Employed by various national defense industries, Iron Man's chief objective was to carry out U.S. imperial aims. More than anything else, the character of Iron Man represented the invincible might of U.S. imperialism and the military industrial complex.
In his early years, the character's principal foes were Russian-backed armored villains, and the Fu Manchu-esque "Mandarin," a Chinese crime lord. The latter character would make even today's most rampant Orientalist blush, and the film foreshadows his principal role in the sequel. When he appears, it will be part of a campaign of China-bashing every bit as unsubtly racist as the depiction of the Persians/Iranians in 300.
Today's comic version of Iron Man is the principal organizer of a Patriot Act-style program forcing all super-powered beings to register with the U.S. government. The 21st century (film version of) Iron Man is seeking redemption.
To be clear, this is not an anti-imperialist film. I am not sure it even can claim to be an antiwar film. It's no coincidence that parts of the film are staged in Afghanistan, where the "good war" is currently underway--as opposed to Iraq, where the wildly unpopular occupation is failing miserably. And the violence taking place there is presented as solely the result of Afghan insurgents (represented in crude stereotypes), not the benign U.S. military whose desire to fight terrorism is undermined by a corrupt weapons manufacturer.
In fact, Stark's redemption never questions the U.S. military's role in the world: his horror is solely directed toward the use of Stark Industries' weapons being used to kill American soldiers. Granted, that might be asking a bit too much from Hollywood. And, not surprisingly, the film is filled with the "womanizing is chic" schtick that is far too commonplace in film today. Fortunately, Gwyneth Paltrow provides some depth to the stock, one-dimensional Pepper Potts.

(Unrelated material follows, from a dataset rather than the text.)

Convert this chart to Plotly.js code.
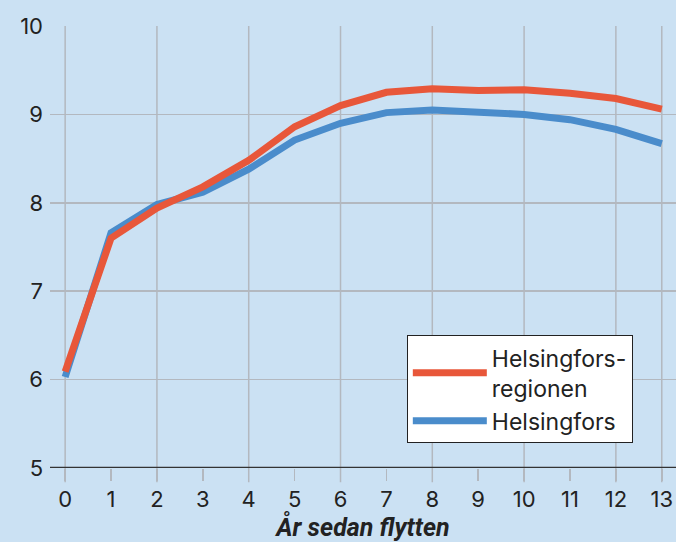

But the film is flawless in so many other ways: tightly acted, action packed and wonderfully shot, to name a few. And for those fed up with corporate profiteering and pillaging, there is serious satisfaction watching the final battle scene, where a corrupt and evil weapons contractor who has made millions off killing innocent people, is forced to face Iron Man, equipped with a new heart.